Grandad Stubbings. He has no idea he's on "The Internet" Coincidentally, this painting shows exactly what his face would do if he suddenly found out. Congratulations Granddad, you're famous!
FIRST WARNING OF SHOCK-HORROR: from here on it’s all about me. Me-me-me, almost as if I’m going out of fashion. Please don’t think I’m the vainest person ever. I’m really not (I know that that’s something vain people tend to say just before looking in the mirror, but genuinely I’m not, ask anyone who knows me). This is just a place I can upload photos to as a kind of safety measure in case my computer dies and I lose everything.
Which incidentally happened two days ago. Now who’s laughing?

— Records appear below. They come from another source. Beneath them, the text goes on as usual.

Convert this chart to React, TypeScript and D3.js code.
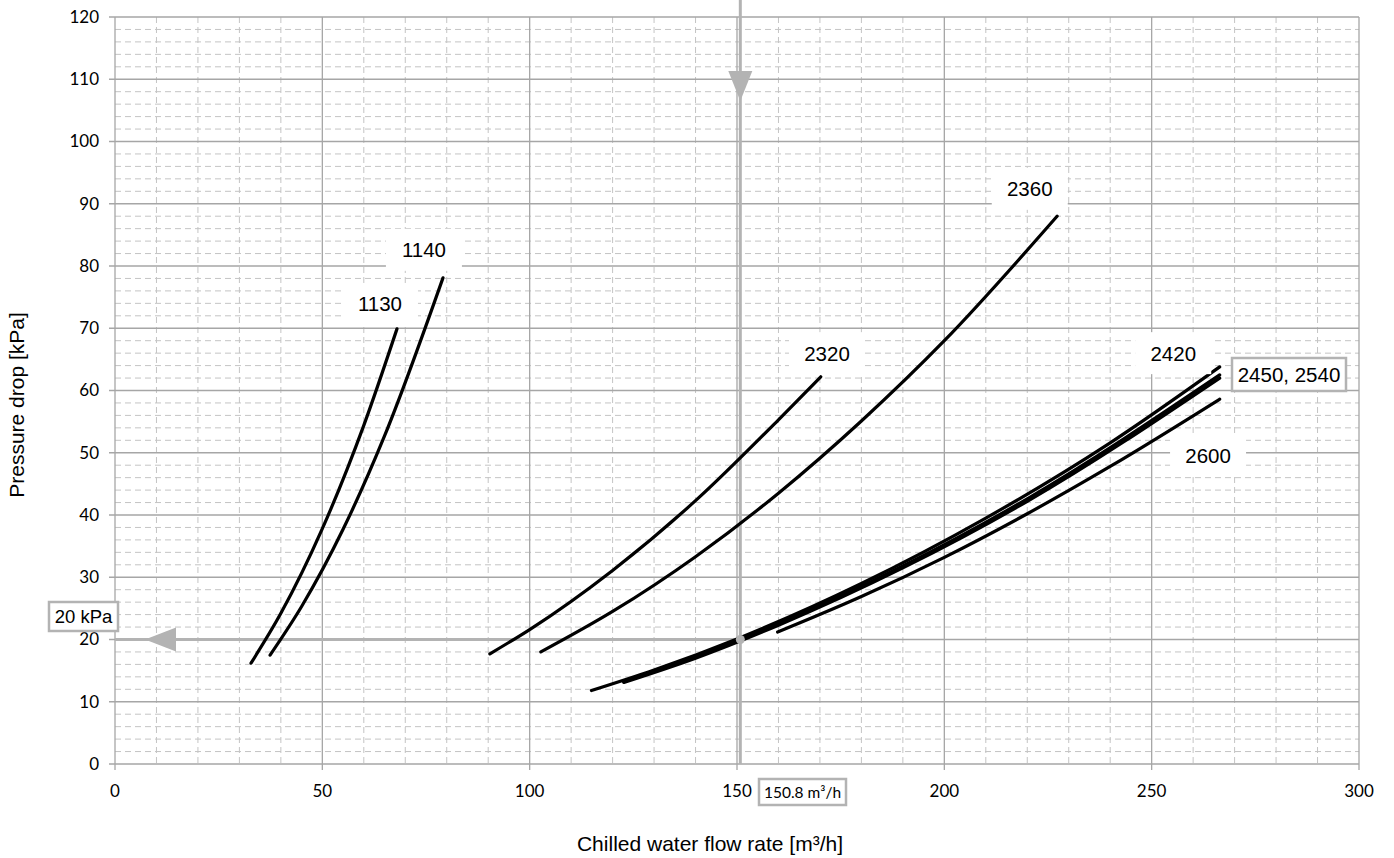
import * as d3 from 'd3'

const W = 1394
const H = 858

const xTicks = [0, 50, 100, 150, 200, 250, 300]
const yTicks = [0, 10, 20, 30, 40, 50, 60, 70, 80, 90, 100, 110, 120]

// flow [m³/h] vs pressure drop [kPa]
const q1130 = [32.8, 40, 50, 60, 68]
const p1130 = [16.2, 24.2, 37.8, 54.4, 69.9]
const q1140 = [37.4, 45, 55, 65, 79.1]
const p1140 = [17.5, 25.3, 37.7, 52.7, 78.1]
const q2320 = [90.4, 100, 120, 140, 160, 170.2]
const p2320 = [17.7, 21.6, 31.1, 42.3, 55.3, 62.2]
const q2360 = [102.7, 120, 140, 160, 180, 200, 227.2]
const p2360 = [18.0, 24.5, 33.3, 43.5, 55.1, 68.0, 88.0]
const q2420 = [114.9, 130, 150, 180, 210, 240, 266.4]
const p2420 = [11.8, 15.1, 20.1, 29.0, 39.5, 51.6, 63.8]
const q2450 = [122.7, 140, 160, 190, 220, 266.4]
const p2450 = [13.2, 17.2, 22.5, 31.8, 42.6, 62.5]
const q2540 = [122.7, 140, 160, 190, 220, 266.4]
const p2540 = [13.1, 17.0, 22.3, 31.5, 42.2, 62.0]
const q2600 = [159.8, 180, 200, 220, 240, 266.4]
const p2600 = [21.2, 26.9, 33.2, 40.2, 47.8, 58.6]

const series = [
  { name: '1130', q: q1130, p: p1130 },
  { name: '1140', q: q1140, p: p1140 },
  { name: '2320', q: q2320, p: p2320 },
  { name: '2360', q: q2360, p: p2360 },
  { name: '2420', q: q2420, p: p2420 },
  { name: '2450', q: q2450, p: p2450 },
  { name: '2540', q: q2540, p: p2540 },
  { name: '2600', q: q2600, p: p2600 },
]

// curve labels: text and anchor in data units
const labelText = ['1130', '1140', '2320', '2360', '2420', '2600']
const labelQ = [63.9, 74.5, 171.7, 220.6, 255.2, 263.6]
const labelP = [73.9, 82.6, 66.0, 92.4, 66.0, 49.6]

const opFlow = 150.8
const opDrop = 20

export default function App() {
  const x = d3.scaleLinear().domain([0, 300]).range([115, 1359])
  const y = d3.scaleLinear().domain([0, 120]).range([764, 17])

  const xMinor = d3.range(10, 300, 10).filter(v => v % 50 !== 0)
  const yMinor = d3.range(2, 120, 2).filter(v => v % 10 !== 0)

  const line = d3.line<[number, number]>()
    .x(d => x(d[0]))
    .y(d => y(d[1]))
    .curve(d3.curveMonotoneX)

  const gridMajor = '#a6a6a6'
  const gridMinor = '#c4c4c4'
  const marker = '#b3b3b3'
  const ox = x(opFlow)
  const oy = y(opDrop)
  const arial = "'Liberation Sans', Arial, sans-serif"
  const calib = "Lato, 'Open Sans', sans-serif"

  return (
    <svg width={W} height={H} style={{ position: 'absolute', left: 0, top: 0, background: '#fff' }}>
      <rect width={W} height={H} fill="#fff" />
      <g>
        {xMinor.map(v => (
          <line key={'xm' + v} x1={x(v)} x2={x(v)} y1={y(120)} y2={y(0)}
            stroke={gridMinor} strokeWidth={1} strokeDasharray="6 4" />
        ))}
        {yMinor.map(v => (
          <line key={'ym' + v} x1={x(0)} x2={x(300)} y1={y(v)} y2={y(v)}
            stroke={gridMinor} strokeWidth={1} strokeDasharray="6 4" />
        ))}
        {xTicks.map(v => (
          <line key={'xM' + v} x1={x(v)} x2={x(v)} y1={y(120)} y2={y(0) + 6}
            stroke={gridMajor} strokeWidth={1.3} />
        ))}
        {yTicks.map(v => (
          <line key={'yM' + v} x1={x(0) - 6} x2={x(300)} y1={y(v)} y2={y(v)}
            stroke={gridMajor} strokeWidth={1.3} />
        ))}
      </g>

      <g fontFamily={calib} fontSize={17} fill="#000">
        {yTicks.map(v => (
          <text key={'yl' + v} x={x(0) - 16} y={y(v)} dy="0.35em" textAnchor="end">{v}</text>
        ))}
        {xTicks.map(v => (
          <text key={'xl' + v} x={x(v)} y={797} textAnchor="middle">{v}</text>
        ))}
      </g>

      {/* operating point markers */}
      <g stroke={marker} strokeWidth={3} fill="none">
        <line x1={ox} x2={ox} y1={0} y2={y(0)} />
        <line x1={x(0)} x2={ox} y1={oy} y2={oy} />
      </g>
      <path d={`M${ox - 12},71 L${ox + 12},71 L${ox},101 Z`} fill={marker} />
      <path d={`M145,${oy} L176,${oy - 12} L176,${oy + 12} Z`} fill={marker} />

      <g fill="none" stroke="#000" strokeWidth={3.2} strokeLinecap="round">
        {series.map(s => (
          <path key={s.name} d={line(s.q.map((q, i) => [q, s.p[i]] as [number, number])) ?? ''} />
        ))}
      </g>
      <circle cx={ox} cy={oy} r={4.5} fill={marker} />

      <g fontFamily={arial} fontSize={20.5}>
        {labelText.map((t, i) => (
          <g key={t} transform={`translate(${x(labelQ[i])},${y(labelP[i])})`}>
            <rect x={-38} y={-21} width={76} height={42} fill="#fff" />
            <text textAnchor="middle" dy="0.36em">{t}</text>
          </g>
        ))}
        <rect x={1232} y={358} width={114} height={33} fill="#fff" stroke={marker} strokeWidth={2.5} />
        <text x={1289} y={374.5} dy="0.36em" textAnchor="middle">2450, 2540</text>
      </g>

      <rect x={49} y={602} width={69} height={29} fill="#fff" stroke={marker} strokeWidth={2.5} />
      <text x={83.5} y={616.5} dy="0.36em" textAnchor="middle" fontFamily={arial} fontSize={18.5}>20 kPa</text>

      <rect x={759} y={779} width={87} height={26} fill="#fff" stroke={marker} strokeWidth={2.5} />
      <text x={802.5} y={792} dy="0.36em" textAnchor="middle" fontFamily={calib} fontSize={15.5}>150.8 m³/h</text>

      <g fontFamily={arial} fontSize={21}>
        <text x={710} y={851} textAnchor="middle">Chilled water flow rate [m³/h]</text>
        <text transform="translate(24,405) rotate(-90)" textAnchor="middle">Pressure drop [kPa]</text>
      </g>
    </svg>
  )
}
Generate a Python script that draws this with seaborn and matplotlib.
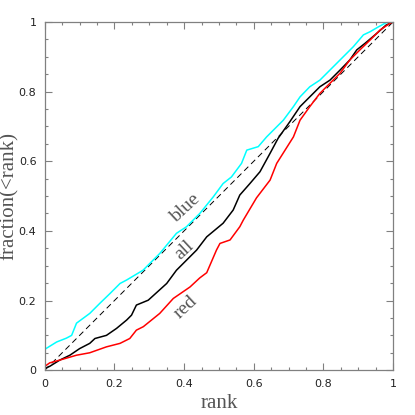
import pandas as pd
import matplotlib.pyplot as plt
import seaborn as sns
from matplotlib.ticker import MultipleLocator, FixedLocator, FixedFormatter

sns.set_theme(style='ticks')
plt.rcParams['font.family'] = ['DejaVu Sans']

# =====================================================
# DATA
# =====================================================
blue_x = [0, 0, 0.034, 0.062, 0.077, 0.091, 0.129, 0.158, 0.187, 0.216, 0.235, 0.282,
          0.330, 0.378, 0.407, 0.445, 0.484, 0.512, 0.536, 0.565, 0.580, 0.613, 0.637,
          0.685, 0.714, 0.733, 0.761, 0.790, 0.819, 0.857, 0.886, 0.915, 0.934, 0.958,
          0.980, 1.0]
blue_y = [0, 0.060, 0.081, 0.092, 0.100, 0.135, 0.163, 0.192, 0.220, 0.249, 0.259, 0.287,
          0.335, 0.393, 0.412, 0.450, 0.498, 0.536, 0.555, 0.594, 0.632, 0.642, 0.670,
          0.718, 0.757, 0.785, 0.814, 0.833, 0.862, 0.900, 0.929, 0.963, 0.972, 0.986,
          0.998, 1.0]

all_x = [0, 0.014, 0.043, 0.072, 0.100, 0.129, 0.144, 0.177, 0.206, 0.235, 0.249, 0.263,
         0.297, 0.350, 0.378, 0.436, 0.465, 0.512, 0.541, 0.560, 0.589, 0.618, 0.647,
         0.670, 0.704, 0.733, 0.752, 0.790, 0.819, 0.848, 0.876, 0.896, 0.920, 0.953,
         0.980, 1.0]
all_y = [0.005, 0.011, 0.029, 0.043, 0.062, 0.077, 0.091, 0.100, 0.120, 0.144, 0.158, 0.187,
         0.201, 0.249, 0.287, 0.345, 0.383, 0.422, 0.460, 0.503, 0.536, 0.570, 0.623,
         0.666, 0.714, 0.757, 0.776, 0.814, 0.833, 0.862, 0.891, 0.920, 0.939, 0.967,
         0.991, 1.0]

red_x = [0, 0, 0.014, 0.043, 0.091, 0.129, 0.177, 0.216, 0.244, 0.263, 0.283, 0.330,
         0.369, 0.417, 0.445, 0.465, 0.493, 0.503, 0.532, 0.560, 0.570, 0.608, 0.647,
         0.666, 0.714, 0.733, 0.761, 0.790, 0.819, 0.848, 0.876, 0.905, 0.934, 0.963,
         0.991, 1.0]
red_y = [0, 0.011, 0.021, 0.029, 0.043, 0.050, 0.067, 0.077, 0.091, 0.115, 0.125, 0.163,
         0.206, 0.239, 0.265, 0.280, 0.345, 0.364, 0.374, 0.412, 0.431, 0.495, 0.546,
         0.594, 0.670, 0.718, 0.757, 0.795, 0.824, 0.853, 0.891, 0.920, 0.948, 0.977,
         0.996, 1.0]

tick_vals = [0, 0.2, 0.4, 0.6, 0.8, 1.0]
tick_labels = ['0', '0.2', '0.4', '0.6', '0.8', '1']

curves = [
    ('blue', blue_x, blue_y, '#00ffff', (0.402, 0.466)),
    ('all', all_x, all_y, '#000000', (0.402, 0.345)),
    ('red', red_x, red_y, '#ff0000', (0.405, 0.181)),
]

# =====================================================
# PLOT
# =====================================================
fig = plt.figure(figsize=(4.15, 4.15), dpi=100)
ax = fig.add_axes([0.108, 0.108, 0.839, 0.839])

ax.plot([0, 1], [0, 1], color='black', lw=0.7, ls=(0, (6, 4)))

for name, xs, ys, col, pos in curves:
    df = pd.DataFrame({'x': xs, 'y': ys})
    sns.lineplot(ax=ax, data=df, x='x', y='y', color=col, lw=1.1,
                 sort=False, estimator=None)
    ax.text(pos[0], pos[1], name, rotation=43, ha='center', va='center',
            fontsize=14, color='#555555', family='Liberation Serif')

ax.set_xlim(0, 1)
ax.set_ylim(0, 1)
ax.xaxis.set_major_locator(FixedLocator(tick_vals))
ax.xaxis.set_major_formatter(FixedFormatter(tick_labels))
ax.yaxis.set_major_locator(FixedLocator(tick_vals))
ax.yaxis.set_major_formatter(FixedFormatter(tick_labels))
ax.xaxis.set_minor_locator(MultipleLocator(0.05))
ax.yaxis.set_minor_locator(MultipleLocator(0.05))

ax.tick_params(which='both', direction='in', top=True, right=True,
               color='#808080', width=0.8, labelsize=8, labelcolor='#222222')
ax.tick_params(which='major', length=5, pad=6)
ax.tick_params(which='minor', length=2.5)
for s in ax.spines.values():
    s.set_color('#808080')
    s.set_linewidth(0.9)

ax.set_xlabel('rank', fontsize=15, color='#555555', family='Liberation Serif', labelpad=4)
ax.set_ylabel('fraction(<rank)', fontsize=15, color='#555555', family='Liberation Serif')
ax.yaxis.set_label_coords(-0.075, 0.5)

fig.savefig('out.png', dpi=100)
plt.close()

Watercolour self portrait: 2006. Oh dear, seeing this again I am mesmerized by how I don't seem to have any expression at all. It's miraculous, isn't it? Also, notice how my right eye is a bit dodgy? I think I may have been drinking wine while painting this...
Marker-pen self portrait: 2008 I'm only this angry half the time.
SECOND WARNING: It’s not over yet, sorry. If you hate the sight of my face, or are just a bit bored with it — understandable, I definitely am — then you should probably get off this page as soon as possible. I warned you…
Kitchen self-portrait from mirror, watercolour, 2008. I spent about 70 hours sitting in my kitchen painting this from a mirror, the good old old-fashioned way. Would I do it again? No, I bloody wouldn't. The good old old-fashioned way is a pain in the arse.